Mortgages fuel surge in bonds (FT.com)
02.11.2006 22:15 Finance
The volume of new bonds sold in the three months to the end of September was almost 150 per cent ahead of the same period last year at EU107.1bn, which put the growth in issuance for the first nine months at more than 54 per cent to EU283bn, according to figures out today from the European Securitisation Forum, the trade body.
More than half the volumes came from an unexpected boom in residential mortgage-backed securities, which pool together groups of home loans and sell off differently rated bonds that carry varying degrees of risk. The market had expected low growth for RMBS deals this year, with the ESF itself saying average market predictions at the start of the year were for growth of just 5 per cent.

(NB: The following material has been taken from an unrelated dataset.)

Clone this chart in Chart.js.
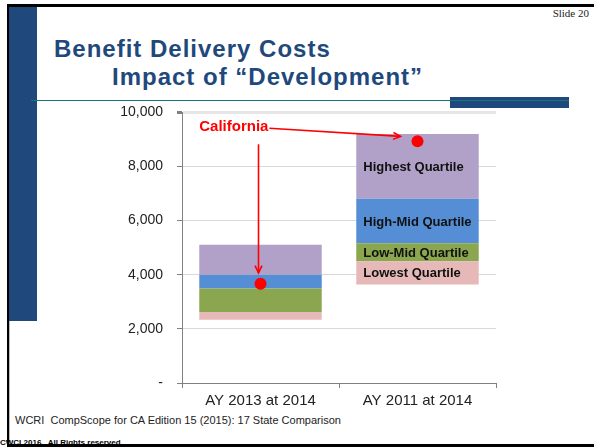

However, issuance to date is more than 70 per cent ahead of the first nine months of last year at EU150.6bn. The main push for this growth was the trend among the big banks to securitise increasingly large chunks of their mortgage books, particularly in the UK, where a number of records have been set this year. LloydsTSB recently topped them all with the sale of the largest ever funded securitisation - a £7bn RMBS deal, which will show up in fourth-quarter figures.
Banks were a big influence on securitisation market growth in general as they have pursued far larger programmes to offload lending risks from their balance sheets than many in the market had expected - not just in commercial and residential mortgages, but in corporate loans as well.
The fourth quarter is usually the strongest for bank balance sheet deals as they look to address regulatory capital requirement targets ahead of their year-end accounting periods, which suggests a further flood of deals is yet to come.
The other main driver of growth in securitisation was the booming market for complex structured investments backed by portfolios of leveraged loans.
These collateralised loan obligations made up a hefty proportion of the growth in all types of collateralised debt obligations, which pool together diverse groups of debts and sell tranches with varying risk profiles.
CDO issuance almost doubled to EU48.6bn in the first nine months, the ESF said.